Exercise requirements:
For this exercise, write out exactly, and only, the lines running from the line that contains "Output the Python" through the line that contains "perf_radius = 0.149".

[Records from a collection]
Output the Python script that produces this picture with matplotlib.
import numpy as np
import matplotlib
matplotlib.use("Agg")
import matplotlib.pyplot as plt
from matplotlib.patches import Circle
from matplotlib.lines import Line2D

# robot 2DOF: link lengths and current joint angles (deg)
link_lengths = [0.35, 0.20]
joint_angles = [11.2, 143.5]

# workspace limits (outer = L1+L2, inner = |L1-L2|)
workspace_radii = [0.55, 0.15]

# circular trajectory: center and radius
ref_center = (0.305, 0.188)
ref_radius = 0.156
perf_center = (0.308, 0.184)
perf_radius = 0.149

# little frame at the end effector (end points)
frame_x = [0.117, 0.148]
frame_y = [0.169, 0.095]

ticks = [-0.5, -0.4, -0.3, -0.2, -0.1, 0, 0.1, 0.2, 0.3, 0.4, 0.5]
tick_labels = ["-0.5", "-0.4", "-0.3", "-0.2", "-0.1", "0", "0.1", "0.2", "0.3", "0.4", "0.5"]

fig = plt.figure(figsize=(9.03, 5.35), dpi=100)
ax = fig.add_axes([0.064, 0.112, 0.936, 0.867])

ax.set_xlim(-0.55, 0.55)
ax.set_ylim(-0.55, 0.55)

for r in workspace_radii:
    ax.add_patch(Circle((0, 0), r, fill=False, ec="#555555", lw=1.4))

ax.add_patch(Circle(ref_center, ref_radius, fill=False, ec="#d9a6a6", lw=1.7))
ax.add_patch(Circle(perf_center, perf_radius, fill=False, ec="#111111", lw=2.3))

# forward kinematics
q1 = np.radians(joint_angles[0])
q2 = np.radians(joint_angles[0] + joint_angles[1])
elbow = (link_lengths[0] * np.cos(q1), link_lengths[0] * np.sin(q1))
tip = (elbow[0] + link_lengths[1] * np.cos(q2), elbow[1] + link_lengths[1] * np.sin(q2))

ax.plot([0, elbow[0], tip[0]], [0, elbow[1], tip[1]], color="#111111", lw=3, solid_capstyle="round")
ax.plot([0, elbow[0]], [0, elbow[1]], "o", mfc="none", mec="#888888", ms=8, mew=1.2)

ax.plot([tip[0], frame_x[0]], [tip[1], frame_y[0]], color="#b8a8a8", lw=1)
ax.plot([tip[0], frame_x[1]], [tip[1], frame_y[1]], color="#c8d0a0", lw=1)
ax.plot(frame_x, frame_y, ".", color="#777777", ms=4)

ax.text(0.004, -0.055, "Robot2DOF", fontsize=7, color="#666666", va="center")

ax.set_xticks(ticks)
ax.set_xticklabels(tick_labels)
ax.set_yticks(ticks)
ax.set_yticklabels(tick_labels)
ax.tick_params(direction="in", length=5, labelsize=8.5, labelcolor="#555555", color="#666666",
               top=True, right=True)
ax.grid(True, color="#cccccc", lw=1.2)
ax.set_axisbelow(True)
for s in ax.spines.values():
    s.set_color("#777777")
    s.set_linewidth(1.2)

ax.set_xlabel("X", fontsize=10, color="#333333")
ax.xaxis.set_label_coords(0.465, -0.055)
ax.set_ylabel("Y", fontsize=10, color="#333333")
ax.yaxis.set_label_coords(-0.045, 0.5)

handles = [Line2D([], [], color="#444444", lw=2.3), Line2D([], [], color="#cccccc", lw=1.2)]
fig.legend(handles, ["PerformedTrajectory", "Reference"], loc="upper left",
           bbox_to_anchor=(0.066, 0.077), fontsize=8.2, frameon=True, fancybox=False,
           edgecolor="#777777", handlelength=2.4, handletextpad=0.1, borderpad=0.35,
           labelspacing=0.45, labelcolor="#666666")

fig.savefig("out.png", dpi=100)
* * *
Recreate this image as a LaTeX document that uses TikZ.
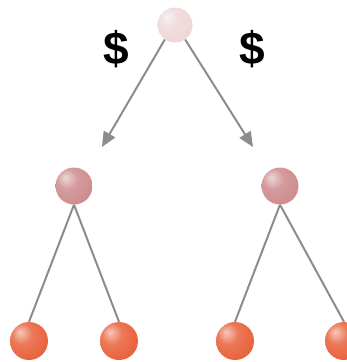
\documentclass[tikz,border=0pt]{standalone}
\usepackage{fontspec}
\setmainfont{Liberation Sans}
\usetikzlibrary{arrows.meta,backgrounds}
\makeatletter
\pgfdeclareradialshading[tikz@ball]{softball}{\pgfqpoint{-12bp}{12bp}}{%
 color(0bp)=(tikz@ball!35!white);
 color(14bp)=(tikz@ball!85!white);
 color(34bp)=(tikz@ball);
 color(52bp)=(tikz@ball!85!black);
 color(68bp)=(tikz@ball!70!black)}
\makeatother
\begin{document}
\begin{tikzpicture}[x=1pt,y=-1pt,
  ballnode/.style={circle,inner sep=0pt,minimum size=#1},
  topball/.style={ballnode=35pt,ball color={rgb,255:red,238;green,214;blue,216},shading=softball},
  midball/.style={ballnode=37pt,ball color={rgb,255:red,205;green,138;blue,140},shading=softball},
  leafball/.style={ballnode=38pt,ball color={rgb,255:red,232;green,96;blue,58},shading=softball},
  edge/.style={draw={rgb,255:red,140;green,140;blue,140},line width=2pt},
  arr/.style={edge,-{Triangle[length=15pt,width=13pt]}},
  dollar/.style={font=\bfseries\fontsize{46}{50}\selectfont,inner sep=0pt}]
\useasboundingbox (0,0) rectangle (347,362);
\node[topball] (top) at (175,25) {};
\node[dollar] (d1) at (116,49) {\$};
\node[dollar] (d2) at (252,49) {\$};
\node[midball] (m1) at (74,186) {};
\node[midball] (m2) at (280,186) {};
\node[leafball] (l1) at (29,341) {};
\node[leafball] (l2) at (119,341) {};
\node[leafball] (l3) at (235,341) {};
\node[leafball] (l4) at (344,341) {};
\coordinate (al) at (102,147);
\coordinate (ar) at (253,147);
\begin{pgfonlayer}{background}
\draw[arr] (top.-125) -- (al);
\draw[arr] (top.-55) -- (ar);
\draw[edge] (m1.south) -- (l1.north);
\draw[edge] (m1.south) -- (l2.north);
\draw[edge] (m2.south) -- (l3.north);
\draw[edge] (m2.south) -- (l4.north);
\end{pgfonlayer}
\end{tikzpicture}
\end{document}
...
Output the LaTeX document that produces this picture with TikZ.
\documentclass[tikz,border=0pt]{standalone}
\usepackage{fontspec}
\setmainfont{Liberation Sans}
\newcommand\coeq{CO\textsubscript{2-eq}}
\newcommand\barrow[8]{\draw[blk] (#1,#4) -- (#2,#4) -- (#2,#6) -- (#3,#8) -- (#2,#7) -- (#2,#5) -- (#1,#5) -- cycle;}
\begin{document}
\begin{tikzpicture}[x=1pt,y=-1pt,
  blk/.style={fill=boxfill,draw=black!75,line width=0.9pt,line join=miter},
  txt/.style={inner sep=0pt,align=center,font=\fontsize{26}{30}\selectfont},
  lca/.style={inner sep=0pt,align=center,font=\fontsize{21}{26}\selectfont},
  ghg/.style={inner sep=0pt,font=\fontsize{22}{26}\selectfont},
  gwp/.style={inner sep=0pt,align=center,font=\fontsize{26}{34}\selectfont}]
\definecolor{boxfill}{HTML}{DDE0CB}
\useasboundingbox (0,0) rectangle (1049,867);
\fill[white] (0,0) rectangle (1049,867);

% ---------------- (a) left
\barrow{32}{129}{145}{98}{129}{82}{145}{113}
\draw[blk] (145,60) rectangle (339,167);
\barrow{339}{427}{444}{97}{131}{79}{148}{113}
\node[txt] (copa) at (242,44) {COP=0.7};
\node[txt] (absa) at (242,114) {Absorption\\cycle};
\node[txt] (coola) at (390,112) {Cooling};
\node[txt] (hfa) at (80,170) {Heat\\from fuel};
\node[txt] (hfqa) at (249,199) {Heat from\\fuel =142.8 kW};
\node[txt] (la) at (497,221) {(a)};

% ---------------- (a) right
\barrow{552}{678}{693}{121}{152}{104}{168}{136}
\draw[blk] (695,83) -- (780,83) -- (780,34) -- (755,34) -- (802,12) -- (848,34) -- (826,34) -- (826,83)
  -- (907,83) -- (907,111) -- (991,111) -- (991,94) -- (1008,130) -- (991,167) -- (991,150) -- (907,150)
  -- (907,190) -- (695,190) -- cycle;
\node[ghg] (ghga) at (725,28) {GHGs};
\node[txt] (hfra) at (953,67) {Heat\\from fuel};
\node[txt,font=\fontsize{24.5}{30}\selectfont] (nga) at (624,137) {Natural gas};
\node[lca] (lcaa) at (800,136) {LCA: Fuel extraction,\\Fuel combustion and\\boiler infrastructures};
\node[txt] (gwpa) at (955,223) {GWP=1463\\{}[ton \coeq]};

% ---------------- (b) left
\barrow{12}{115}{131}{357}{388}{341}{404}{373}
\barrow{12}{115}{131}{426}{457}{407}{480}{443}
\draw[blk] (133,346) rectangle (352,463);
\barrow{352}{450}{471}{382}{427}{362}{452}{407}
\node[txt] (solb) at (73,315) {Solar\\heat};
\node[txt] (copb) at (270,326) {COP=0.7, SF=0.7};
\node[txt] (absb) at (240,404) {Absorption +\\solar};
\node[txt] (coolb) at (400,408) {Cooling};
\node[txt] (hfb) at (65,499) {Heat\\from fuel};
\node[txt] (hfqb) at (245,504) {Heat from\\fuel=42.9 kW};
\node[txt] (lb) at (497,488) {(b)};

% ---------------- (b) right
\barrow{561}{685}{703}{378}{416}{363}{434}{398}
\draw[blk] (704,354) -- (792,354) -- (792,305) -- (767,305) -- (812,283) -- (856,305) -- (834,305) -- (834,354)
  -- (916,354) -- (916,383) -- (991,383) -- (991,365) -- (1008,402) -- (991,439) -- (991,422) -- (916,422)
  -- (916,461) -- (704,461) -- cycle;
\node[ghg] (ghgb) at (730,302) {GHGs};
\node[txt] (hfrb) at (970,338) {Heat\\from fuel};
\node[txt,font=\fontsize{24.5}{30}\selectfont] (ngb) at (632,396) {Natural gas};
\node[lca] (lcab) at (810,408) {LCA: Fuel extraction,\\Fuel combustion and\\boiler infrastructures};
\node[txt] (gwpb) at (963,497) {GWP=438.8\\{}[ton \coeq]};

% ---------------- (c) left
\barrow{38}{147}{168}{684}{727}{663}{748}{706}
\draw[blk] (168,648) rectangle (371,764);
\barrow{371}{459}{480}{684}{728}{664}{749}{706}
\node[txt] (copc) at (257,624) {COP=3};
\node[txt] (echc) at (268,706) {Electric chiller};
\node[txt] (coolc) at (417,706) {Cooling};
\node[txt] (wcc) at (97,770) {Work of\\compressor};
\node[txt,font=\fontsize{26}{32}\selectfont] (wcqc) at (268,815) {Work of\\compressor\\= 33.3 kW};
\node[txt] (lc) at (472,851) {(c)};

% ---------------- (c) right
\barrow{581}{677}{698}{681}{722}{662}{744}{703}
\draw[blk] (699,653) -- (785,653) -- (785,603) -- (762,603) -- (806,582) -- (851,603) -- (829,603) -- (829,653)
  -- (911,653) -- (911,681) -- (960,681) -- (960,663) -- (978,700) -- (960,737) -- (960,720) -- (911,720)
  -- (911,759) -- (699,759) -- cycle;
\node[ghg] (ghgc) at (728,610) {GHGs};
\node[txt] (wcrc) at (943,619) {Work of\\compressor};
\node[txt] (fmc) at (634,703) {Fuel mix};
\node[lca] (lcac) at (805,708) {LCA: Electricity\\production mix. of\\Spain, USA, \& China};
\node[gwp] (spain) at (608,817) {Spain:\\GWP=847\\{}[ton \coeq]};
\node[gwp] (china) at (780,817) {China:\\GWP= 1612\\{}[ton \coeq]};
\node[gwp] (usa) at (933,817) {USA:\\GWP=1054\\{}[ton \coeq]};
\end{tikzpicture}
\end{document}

Right answer:
Output the Python script that produces this picture with matplotlib.
import numpy as np
import matplotlib
matplotlib.use("Agg")
import matplotlib.pyplot as plt
from matplotlib.patches import Circle
from matplotlib.lines import Line2D

# robot 2DOF: link lengths and current joint angles (deg)
link_lengths = [0.35, 0.20]
joint_angles = [11.2, 143.5]

# workspace limits (outer = L1+L2, inner = |L1-L2|)
workspace_radii = [0.55, 0.15]

# circular trajectory: center and radius
ref_center = (0.305, 0.188)
ref_radius = 0.156
perf_center = (0.308, 0.184)
perf_radius = 0.149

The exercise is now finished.